Albert proceeded to prepare a cup of coffee for Allen.
Meanwhile Allen had regained some solidity and was caught up in the visible spectral emotions that swept
about him, in energy patterns. He forgot where he was and even what he was, enjoined in the celebration of colors and energy
fluxes that filled his senses.
"Allen, you can come over to the house, to see Charlene and my daughter Sheri, if you promise to behave yourself.
"What did you say, Albert?"
"How are you doing, Allen?"
"All right Al. I'm all right. Very high. Mushrooms."
"Direct from moon base three's fungus garden.
"A fresh batch. Real high."
Voices sounded to Allen as though they came through a long tunnel and originated from a great distance, echoing
in the space about him and colorful in multiple waves of many different patterns and velocities.
"Albert, I think I've found it. I know now what it's all about; it's so simple."
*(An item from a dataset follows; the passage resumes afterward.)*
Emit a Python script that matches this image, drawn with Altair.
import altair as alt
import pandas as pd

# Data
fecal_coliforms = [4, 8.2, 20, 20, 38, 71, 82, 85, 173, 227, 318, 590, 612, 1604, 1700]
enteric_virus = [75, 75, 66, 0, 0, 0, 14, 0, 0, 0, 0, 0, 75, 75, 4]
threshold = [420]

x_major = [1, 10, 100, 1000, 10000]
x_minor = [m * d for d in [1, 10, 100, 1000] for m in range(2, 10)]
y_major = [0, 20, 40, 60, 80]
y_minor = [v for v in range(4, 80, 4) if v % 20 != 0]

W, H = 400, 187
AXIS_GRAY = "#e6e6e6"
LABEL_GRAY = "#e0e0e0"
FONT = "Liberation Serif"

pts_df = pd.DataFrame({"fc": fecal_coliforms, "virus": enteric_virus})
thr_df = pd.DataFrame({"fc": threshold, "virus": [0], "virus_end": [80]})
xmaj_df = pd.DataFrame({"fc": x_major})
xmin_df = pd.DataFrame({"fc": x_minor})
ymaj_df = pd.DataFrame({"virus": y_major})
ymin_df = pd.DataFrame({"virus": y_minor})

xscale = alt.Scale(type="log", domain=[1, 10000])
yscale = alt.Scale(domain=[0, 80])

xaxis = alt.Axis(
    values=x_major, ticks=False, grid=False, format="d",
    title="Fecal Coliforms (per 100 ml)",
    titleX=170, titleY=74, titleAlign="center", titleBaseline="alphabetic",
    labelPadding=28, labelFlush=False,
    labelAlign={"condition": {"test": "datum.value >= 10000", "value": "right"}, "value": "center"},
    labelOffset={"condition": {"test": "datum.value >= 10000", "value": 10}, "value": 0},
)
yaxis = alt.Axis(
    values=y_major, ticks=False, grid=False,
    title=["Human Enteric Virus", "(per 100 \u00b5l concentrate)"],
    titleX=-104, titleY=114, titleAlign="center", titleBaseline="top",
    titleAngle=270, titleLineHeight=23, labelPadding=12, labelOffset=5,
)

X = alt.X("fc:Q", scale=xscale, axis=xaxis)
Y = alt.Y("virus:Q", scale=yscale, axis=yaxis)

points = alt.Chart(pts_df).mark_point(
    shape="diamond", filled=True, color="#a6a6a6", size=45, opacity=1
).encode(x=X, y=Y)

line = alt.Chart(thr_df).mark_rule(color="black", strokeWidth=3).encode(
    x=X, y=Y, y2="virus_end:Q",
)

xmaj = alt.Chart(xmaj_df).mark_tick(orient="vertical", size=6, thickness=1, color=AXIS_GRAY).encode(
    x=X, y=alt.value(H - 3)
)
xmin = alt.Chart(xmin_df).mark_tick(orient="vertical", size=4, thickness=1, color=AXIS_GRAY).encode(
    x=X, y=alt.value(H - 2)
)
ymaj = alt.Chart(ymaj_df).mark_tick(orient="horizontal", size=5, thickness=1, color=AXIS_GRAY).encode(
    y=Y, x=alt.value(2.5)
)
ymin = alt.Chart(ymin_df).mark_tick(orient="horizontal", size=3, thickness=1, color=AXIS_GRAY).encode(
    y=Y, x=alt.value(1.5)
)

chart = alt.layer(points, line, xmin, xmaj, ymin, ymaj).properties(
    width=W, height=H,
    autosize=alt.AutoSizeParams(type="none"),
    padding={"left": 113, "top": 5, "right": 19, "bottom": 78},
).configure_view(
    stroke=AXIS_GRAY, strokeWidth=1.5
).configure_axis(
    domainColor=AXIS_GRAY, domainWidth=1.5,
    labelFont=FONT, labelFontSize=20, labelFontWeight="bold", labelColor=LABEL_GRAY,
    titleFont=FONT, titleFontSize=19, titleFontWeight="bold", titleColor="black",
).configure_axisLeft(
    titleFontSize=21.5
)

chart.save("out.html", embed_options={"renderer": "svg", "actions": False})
"It was that way all the time; you just couldn't see it."
"That's right Al."
Allen sipped on his mug of coffee.
His eyes saw colors running together like pools of liquid, as the usual realities of his existence continually
slipped from his perceptive capabilities. To Allen it appeared that Albert too had turned into some kind of puddle of shape
and color that hung suspended magically before him.
His cup of coffee hung in space on the edge of a larger mass of liquid color. The whole vision presented
the cup to his face where his mouth should be.
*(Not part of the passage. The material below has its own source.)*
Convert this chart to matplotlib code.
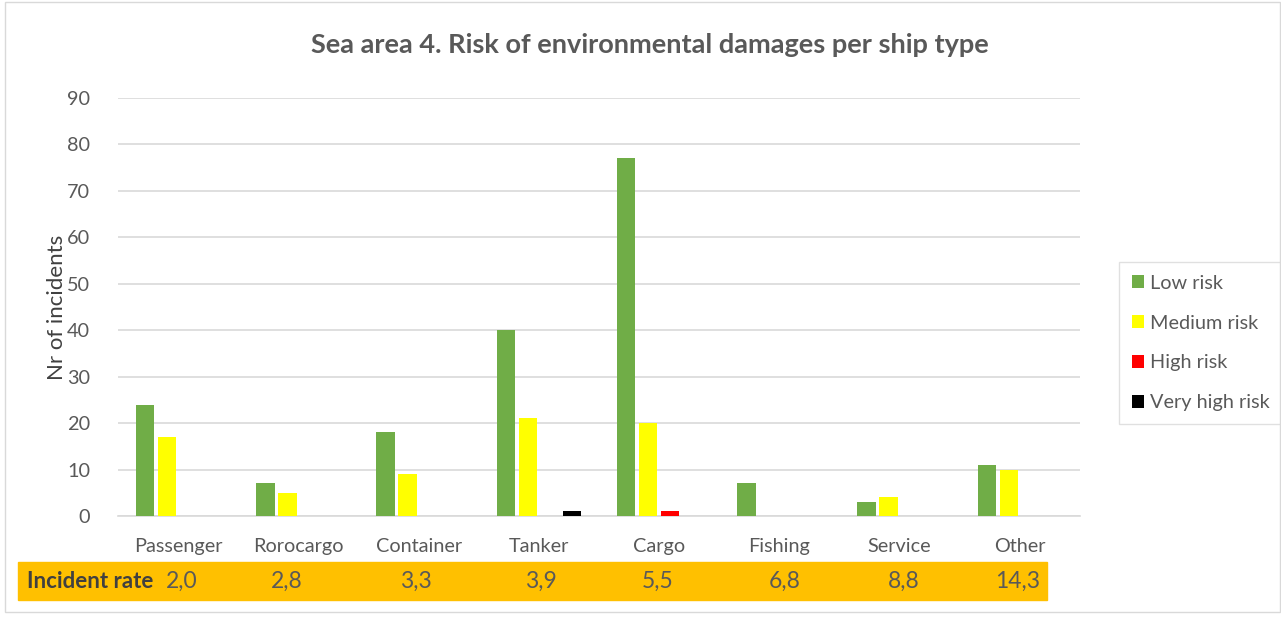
import numpy as np
import matplotlib.pyplot as plt
from matplotlib.patches import Rectangle

ship_types = ['Passenger', 'Rorocargo', 'Container', 'Tanker', 'Cargo', 'Fishing', 'Service', 'Other']
low_risk = [24, 7, 18, 40, 77, 7, 3, 11]
medium_risk = [17, 5, 9, 21, 20, 0, 4, 10]
high_risk = [0, 0, 0, 0, 1, 0, 0, 0]
very_high_risk = [0, 0, 0, 1, 0, 0, 0, 0]
incident_rate = ['2,0', '2,8', '3,3', '3,9', '5,5', '6,8', '8,8', '14,3']
rate_xpos = [182, 287, 416, 541, 658, 785, 904, 1018]  # pixel centres of the table cells

plt.rcParams['font.family'] = ['Lato', 'DejaVu Sans']
txt = '#595959'

W, H = 1281, 621
fig = plt.figure(figsize=(W / 100, H / 100), dpi=100)
ax = fig.add_axes([118 / W, 1 - 516 / H, (1080 - 118) / W, (516 - 98) / H])

x = np.arange(len(ship_types))
bw = 0.155
step = 0.183
series = [(low_risk, '#70AD47', 'Low risk'),
          (medium_risk, '#FFFF00', 'Medium risk'),
          (high_risk, '#FF0000', 'High risk'),
          (very_high_risk, '#000000', 'Very high risk')]
for i, (vals, col, lab) in enumerate(series):
    ax.bar(x + (i - 1.5) * step, vals, bw, color=col, label=lab, zorder=3)

ax.set_xlim(-0.5, len(ship_types) - 0.5)
ax.set_ylim(0, 90)
ax.set_yticks(range(0, 91, 10))
ax.grid(axis='y', color='#D9D9D9', lw=1.2, zorder=0)
ax.set_xticks(x)
ax.set_xticklabels(ship_types)
ax.tick_params(axis='both', length=0, labelsize=14.3, colors=txt)
ax.tick_params(axis='x', pad=16)
ax.tick_params(axis='y', pad=20)
for s in ['top', 'right', 'left']:
    ax.spines[s].set_visible(False)
ax.spines['bottom'].set_color('#D9D9D9')
ax.spines['bottom'].set_linewidth(1.2)
ax.set_ylabel('Nr of incidents', fontsize=16, color='#404040', labelpad=0)

fig.text(650 / W, 1 - 45 / H, 'Sea area 4. Risk of environmental damages per ship type',
         ha='center', va='center', fontsize=19.5, fontweight='bold', color=txt)

leg = ax.legend(loc='center left', bbox_to_anchor=(1119 / W, 1 - 343 / H),
                bbox_transform=fig.transFigure, frameon=True, fancybox=False,
                fontsize=14.3, handlelength=0.6, handleheight=0.6, handletextpad=0.3,
                labelspacing=1.15, borderpad=0.65, borderaxespad=0, labelcolor=txt)
leg.get_frame().set_edgecolor('#D9D9D9')

# orange incident rate band
fig.patches.append(Rectangle((18 / W, 1 - 600 / H), (1047 - 18) / W, 38 / H,
                             transform=fig.transFigure, color='#FFC000', zorder=0))
fig.text(27 / W, 1 - 581 / H, 'Incident rate', ha='left', va='center',
         fontsize=16, fontweight='bold', color='#404040')
for r, px in zip(incident_rate, rate_xpos):
    fig.text(px / W, 1 - 581 / H, r, ha='center', va='center', fontsize=16.5, color=txt)

# chart frame
fig.patches.append(Rectangle((5 / W, 1 - 612 / H), (W - 6) / W, 610 / H, transform=fig.transFigure,
                             fill=False, edgecolor='#D9D9D9', lw=1))

fig.savefig('out.png', dpi=100)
"I'll bring you home with me." The other colored pool appeared to say.
"I didn't want to do anything wrong, I don't want any one to suffer, Albert."
"Allen you're not doing anything."
Albert dried Allen's tears with a paper towel.
"Come on; let’s go Allen."
Allen put on his over coat and boots.
Albert looked so different, but he was still a good guy.
There were color forms on a light machine that illustrated the movement of music playing on the little DVD
machine on the boarding house dresser.
The lake that was Albert helped the other puddle of liquid color get into his clothes.
"That's great music Allen."
"Thanks Albert, I got it in New York the last time I was there.
"Did Charlene cook anything?"
“She will, if you’re hungry.”
"That's great, I love her stews."
"You know Allen you look damn high. Are you ready?
The two murky pools of liquid moved toward the door.
"Are my rubbers on Al," Allen asked?
"Yes." Albert answered as he turned the doorknob. He held the door open.
Two puddles floated out of the door to the, freezing cold, street two floors below.